Commissioner Linda Shaw also likes the idea of letting golf carts travel the county's roads.
"I think this is good," Shaw said. "Each jurisdiction is responsible for their own – so this is just in rural areas. I will support this."
Other commissioners have some questions before they vote to approve the change.
Commissioner Kirk Perkins, for instance, said he wants to make sure that the same legislation doesn't also place any additional restrictions on ATVs, tractors and other vehicles used by farmers in the county. Those vehicles are mentioned in the proposed law – only because the definition of "golf cart" explicitly excludes those vehicles – but Perkins said he wants to make sure the new law doesn't inadvertently restrict those vehicles in new ways.
However, Perkins said, he has no problem with allowing golf carts on the road. He said the move might help rural farmers since he knows that some of them use golf carts on their farms.
Commissioner Paul Gibson, when asked this week his stand on the golf cart issue, said that he wanted to hear more about the idea before deciding.
"I'm not sure yet," Gibson said. "I've never had anyone mention this before."
Commissioner Bruce Davis said he also hadn't heard anything about the golf cart issue, either pro or con.
"I haven't had any feedback from the public," Davis said in an email. "I will listen to the presentation, weigh the issue, and make a decision based on the merits. I need info from law enforcement concerning possible traffic hazards."
If the board does adopt the new freedom, there will be some restrictions; people won't be able to just go driving golf carts around on county roads willy-nilly at any time of the day or night. And not just anyone will be allowed to drive one.
For instance, convicted drunk drivers who have lost their licenses won't be allowed to get around in a golf cart. Drivers must be at least 16 years old and have a valid driver's license from North Carolina or another state – a learner's permit doesn't qualify for golf cart operation.
Also, the golf carts on the streets can't carry more than five passengers and you won't be allowed to drive a golf cart on cemetery roads and trails. If the new ordinance is adopted as proposed, those who violate any of the rules could be charged with a Class 3 misdemeanor and be fined up to $50.
Also, no souped-up golf carts are allowed. Under the new ordinance, "golf cart" is defined as "a vehicle designed and manufactured for operation on a golf course for sporting or recreational purposes and that is not capable of exceeding twenty (20) mph." However, the law will allow golf carts to whiz up and down the roads at up to 25 miles per hour, which presumably would only be able to happen when going down a steep incline or with a solid tailwind, since the vehicles are restricted to a top end capability of 20 mph.
Golf carts would be allowed on the public roads from 30 minutes after sunrise to 30 minutes before sunset, unless they're equipped with both front and rear lighting that meets certain standards.
Golf carts also couldn't be on the roads if fog, smoke or other conditions significantly reduce visibility, and they couldn't be used on any streets where the speed limit is more than 35 mph.
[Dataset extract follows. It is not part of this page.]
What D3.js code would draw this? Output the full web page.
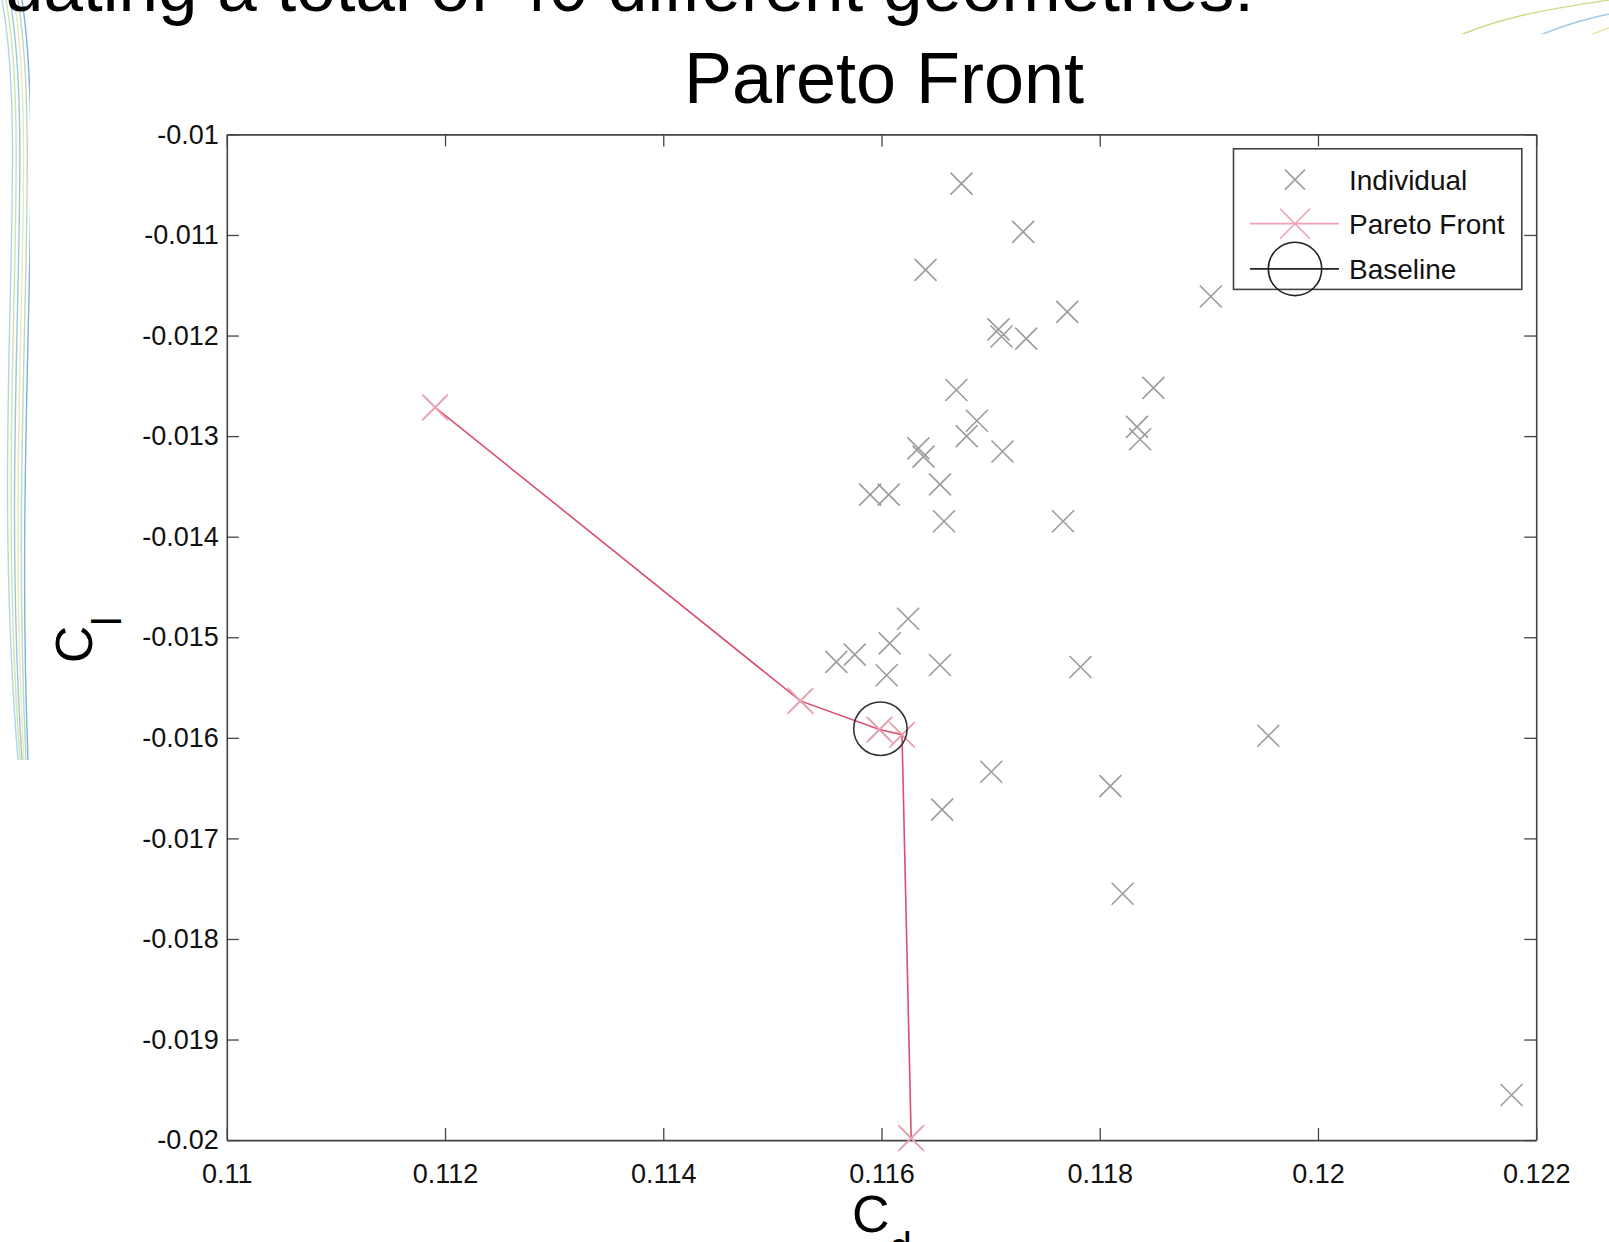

Golf carts won't be allowed on sidewalks, walkways or jogging paths unless the driver is a law enforcement official or a county employee on county business.
Golf cart operators will have to yield the right of way to motor vehicles, and the carts will only legally be able park in places that would qualify as legal parking places for a motor vehicle.
If the board approves the measure as written, golf carts would be allowed to tow a "non-Functional golf cart" or a trailer. However, they wouldn't be able to tow "any other vehicle of any kind, including a person on roller skates, skateboard or bicycle."
Though this would be a new right for the public generally, there are some special rights regarding golf cart use on county-owned land, roads and trails that would require a written note from the sheriff or the county manager.
"Notwithstanding anything herein to the contrary," the ordinance states, "golf carts shall not be operated on property owned or leased by the County except with the express written consent of the County manager and/or the County Sheriff."